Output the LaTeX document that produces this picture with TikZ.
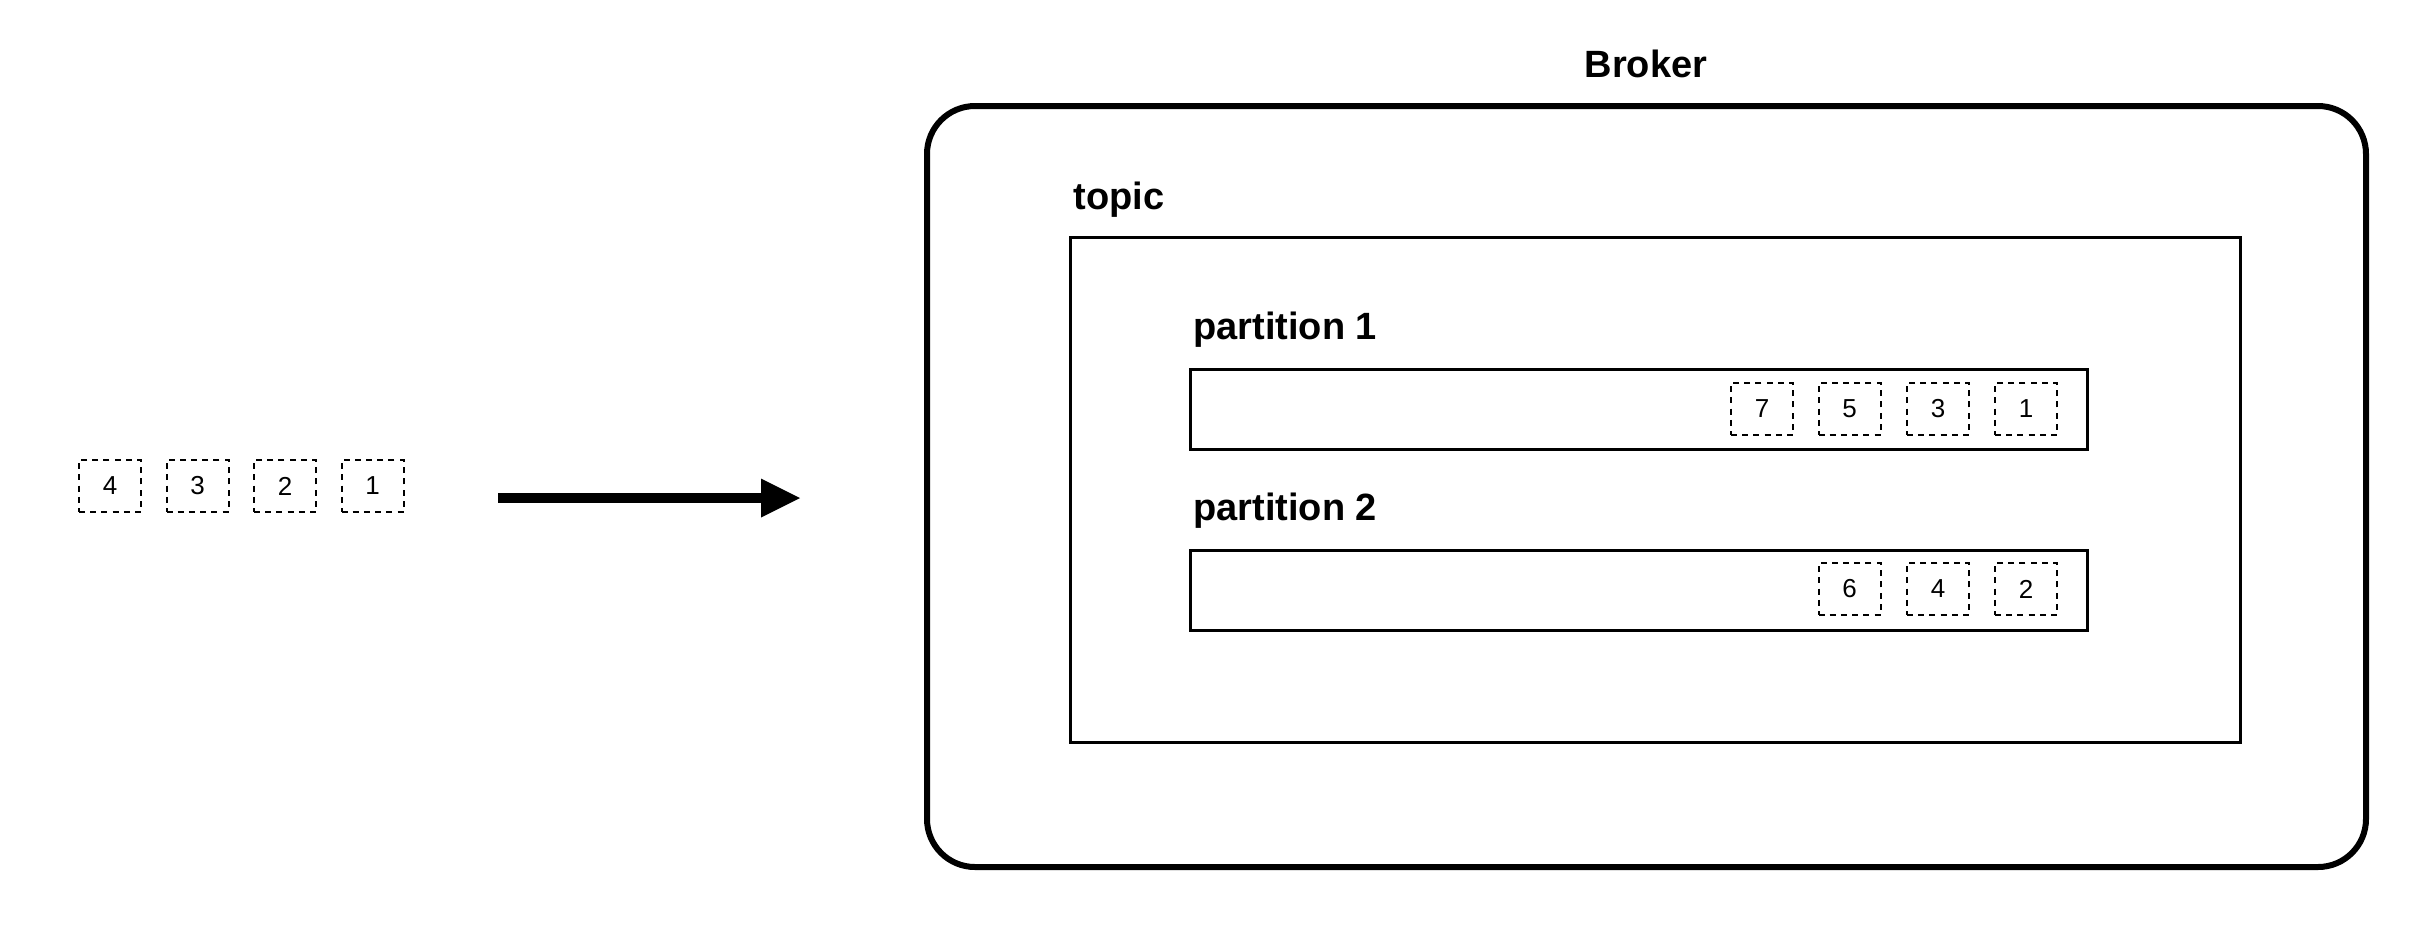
\documentclass[tikz,border=0pt]{standalone}
\usepackage{fontspec}
\setmainfont{Liberation Sans}
\usetikzlibrary{arrows.meta}
\begin{document}
\begin{tikzpicture}[x=0.5pt,y=-0.5pt,
  msg/.style={draw, dash pattern=on 3pt off 2.6pt, line width=1pt, minimum width=31pt, minimum height=26pt, inner sep=0pt, outer sep=0pt, font=\fontsize{13}{15}\selectfont},
  lbl/.style={font=\fontsize{19}{22}\selectfont\bfseries, inner sep=0pt, anchor=base west},
  frame/.style={draw, line width=1.5pt, anchor=north west, inner sep=0pt, outer sep=0pt}]
\useasboundingbox (0,0) rectangle (2410,950);
% incoming messages
\node[msg] (m4) at (110,486) {4};
\node[msg] (m3) at (197.5,486) {3};
\node[msg] (m2) at (285,486) {2};
\node[msg] (m1) at (372.5,486) {1};
% arrow
\coordinate (a0) at (498,498);
\coordinate (a1) at (800,498);
\draw[line width=5pt, -{Triangle[length=19.5pt,width=19.5pt,line width=0pt]}] (a0) -- (a1);
% broker
\node[font=\fontsize{19}{22}\selectfont\bfseries, inner sep=0pt, anchor=base] (brokerlbl) at (1646,77) {Broker};
\node[draw, line width=3pt, rounded corners=24pt, anchor=north west, minimum width=719.5pt, minimum height=380.5pt, inner sep=0pt, outer sep=0pt] (broker) at (927,106) {};
% topic
\node[lbl] (topiclbl) at (1073,209) {topic};
\node[frame, minimum width=585pt, minimum height=252.5pt] (topic) at (1070,237) {};
% partition 1
\node[lbl] (p1lbl) at (1193,339) {partition 1};
\node[frame, minimum width=448.5pt, minimum height=40pt] (p1) at (1190,369) {};
\node[msg] (p1m7) at (1762,409) {7};
\node[msg] (p1m5) at (1849.5,409) {5};
\node[msg] (p1m3) at (1938,409) {3};
\node[msg] (p1m1) at (2026,409) {1};
% partition 2
\node[lbl] (p2lbl) at (1193,520) {partition 2};
\node[frame, minimum width=448.5pt, minimum height=40pt] (p2) at (1190,550) {};
\node[msg] (p2m6) at (1849.5,589) {6};
\node[msg] (p2m4) at (1938,589) {4};
\node[msg] (p2m2) at (2026,589) {2};
\end{tikzpicture}
\end{document}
• • • •
### Work instructions:
Without including any pictures, reproduce the listing exactly.

### Correct result:
Output the LaTeX document that produces this picture with TikZ.
\documentclass[tikz,border=0pt]{standalone}
\usepackage{fontspec}
\setmainfont{Liberation Sans}
\usetikzlibrary{arrows.meta}
\begin{document}
\begin{tikzpicture}[x=0.5pt,y=-0.5pt,
  msg/.style={draw, dash pattern=on 3pt off 2.6pt, line width=1pt, minimum width=31pt, minimum height=26pt, inner sep=0pt, outer sep=0pt, font=\fontsize{13}{15}\selectfont},
  lbl/.style={font=\fontsize{19}{22}\selectfont\bfseries, inner sep=0pt, anchor=base west},
  frame/.style={draw, line width=1.5pt, anchor=north west, inner sep=0pt, outer sep=0pt}]
\useasboundingbox (0,0) rectangle (2410,950);
% incoming messages
\node[msg] (m4) at (110,486) {4};
\node[msg] (m3) at (197.5,486) {3};
\node[msg] (m2) at (285,486) {2};
\node[msg] (m1) at (372.5,486) {1};
% arrow
\coordinate (a0) at (498,498);
\coordinate (a1) at (800,498);
\draw[line width=5pt, -{Triangle[length=19.5pt,width=19.5pt,line width=0pt]}] (a0) -- (a1);
% broker
\node[font=\fontsize{19}{22}\selectfont\bfseries, inner sep=0pt, anchor=base] (brokerlbl) at (1646,77) {Broker};
\node[draw, line width=3pt, rounded corners=24pt, anchor=north west, minimum width=719.5pt, minimum height=380.5pt, inner sep=0pt, outer sep=0pt] (broker) at (927,106) {};
% topic
\node[lbl] (topiclbl) at (1073,209) {topic};
\node[frame, minimum width=585pt, minimum height=252.5pt] (topic) at (1070,237) {};
% partition 1
\node[lbl] (p1lbl) at (1193,339) {partition 1};
\node[frame, minimum width=448.5pt, minimum height=40pt] (p1) at (1190,369) {};
\node[msg] (p1m7) at (1762,409) {7};
\node[msg] (p1m5) at (1849.5,409) {5};
\node[msg] (p1m3) at (1938,409) {3};
\node[msg] (p1m1) at (2026,409) {1};
% partition 2
\node[lbl] (p2lbl) at (1193,520) {partition 2};
\node[frame, minimum width=448.5pt, minimum height=40pt] (p2) at (1190,550) {};
\node[msg] (p2m6) at (1849.5,589) {6};
\node[msg] (p2m4) at (1938,589) {4};
\node[msg] (p2m2) at (2026,589) {2};
\end{tikzpicture}
\end{document}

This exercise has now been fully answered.